A bucket queue can be used to maintain the vertices of an undirected graph, prioritized by their degrees, and repeatedly find and remove the vertex of minimum degree.[1] This greedy algorithm can be used to calculate the degeneracy of a given graph, equal to the largest degree of any vertex at the time of its removal. The algorithm takes linear time, with or without the optimization that maintains a lower bound on the minimum priority, because each vertex is found in time proportional to its degree and the sum of all vertex degrees is linear in the number of edges of the graph.[12]
In Dijkstra's algorithm for shortest paths in directed graphs with edge weights that are positive integers, the priorities are monotone,[13] and a monotone bucket queue can be used to obtain a time bound of O(m + dc), where m is the number of edges, d is the diameter of the network, and c is the maximum (integer) link cost.[9][14] This variant of Dijkstra's algorithm is also known as Dial's algorithm,[9] after Robert B. Dial, who published it in 1969.[7] The same idea also works, using a quantized bucket queue, for graphs with positive real edge weights when the ratio of the maximum to minimum weight is at most c.[15] In this quantized version of the algorithm, the vertices are processed out of order, compared to the result with a non-quantized priority queue, but the correct shortest paths are still found.[5] In these algorithms, the priorities will only span a range of width c + 1, so the modular optimization can be used to reduce the space to O(n + c).[8][14]
A variant of the same algorithm can be used for the widest path problem. In combination with methods for quickly partitioning non-integer edge weights into subsets that can be assigned integer priorities, it leads to near-linear-time solutions to the single-source single-destination version of the widest path problem.[16]
The set cover problem has as its input a family of sets. The output should be a subfamily of these sets, with the same union as the original family, including as few sets as possible. It is NP-hard, but has a greedy approximation algorithm that achieves a logarithmic approximation ratio, essentially the best possible unless P = NP.[17] This approximation algorithm selects its subfamily by repeatedly choosing a set that covers the maximum possible number of remaining uncovered elements.[18] A standard exercise in algorithm design asks for an implementation of this algorithm that takes linear time in the input size, which is the sum of sizes of all the input sets.[19]
This may be solved using a bucket queue of sets in the input family, prioritized by the number of remaining elements that they cover. Each time that the greedy algorithm chooses a set as part of its output, the newly covered set elements should be subtracted from the priorities of the other sets that cover them; over the course of the algorithm the number of these changes of priorities is just the sum of sizes of the input sets. The priorities are monotonically decreasing integers, upper-bounded by the number of elements to be covered. Each choice of the greedy algorithm involves finding the set with the maximum priority, which can be done by scanning downwards through the buckets of the bucket queue, starting from the most recent previous maximum value. The total time is linear in the input size.[10]

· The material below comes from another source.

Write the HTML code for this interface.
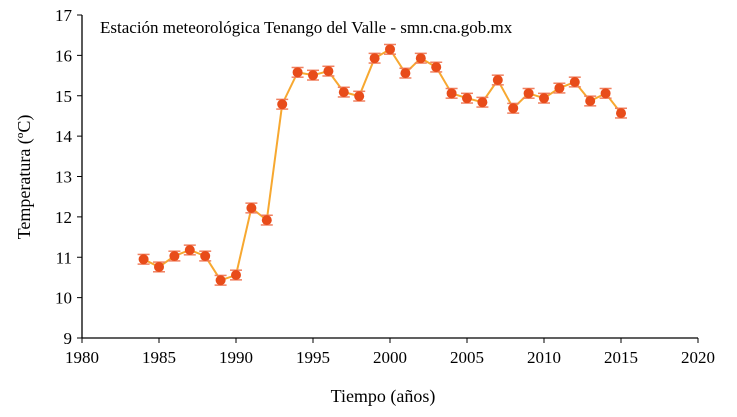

Bucket queues can be used to schedule tasks with deadlines, for instance in packet forwarding for internet data with quality of service guarantees. For this application, the deadlines should be quantized into discrete intervals, and tasks whose deadlines fall into the same interval are considered to be of equivalent priority.[2]
A variation of the quantized bucket queue data structure, the calendar queue, has been applied to scheduling of discrete-event simulations, where the elements in the queue are future events prioritized by the time within the simulation that the events should happen. In this application, the ordering of events is critical, so the priorities cannot be approximated. Therefore, the calendar queue performs searches for the minimum-priority element in a different way than a bucket queue: in the bucket queue, any element of the first non-empty bucket may be returned, but instead the calendar queue searches all the elements in that bucket to determine which of them has the smallest non-quantized priority. To keep these searches fast, this variation attempts to keep the number of buckets proportional to the number of elements, by adjusting the scale of quantization and rebuilding the data structure when it gets out of balance. Calendar queues may be slower than bucket queues in the worst case (when many elements all land in the same smallest bucket) but are fast when elements are uniformly distributed among buckets causing the average bucket size to be constant.[20][21]
In applied mathematics and numerical methods for the solution of differential equations, untidy priority queues have been used to prioritize the steps of the fast marching method for solving boundary value problems of the Eikonal equation, used to model wave propagation. This method finds the times at which a moving boundary crosses a set of discrete points (such as the points of an integer grid) using a prioritization method resembling a continuous version of Dijkstra's algorithm, and its running time is dominated by its priority queue of these points. It can be sped up to linear time by rounding the priorities used in this algorithm to integers, and using a bucket queue for these integers. As in Dijkstra's and Dial's algorithms, the priorities are monotone, so fast marching can use the monotone optimization of the bucket queue and its analysis. However, the discretization introduces some error into the resulting calculations.[4]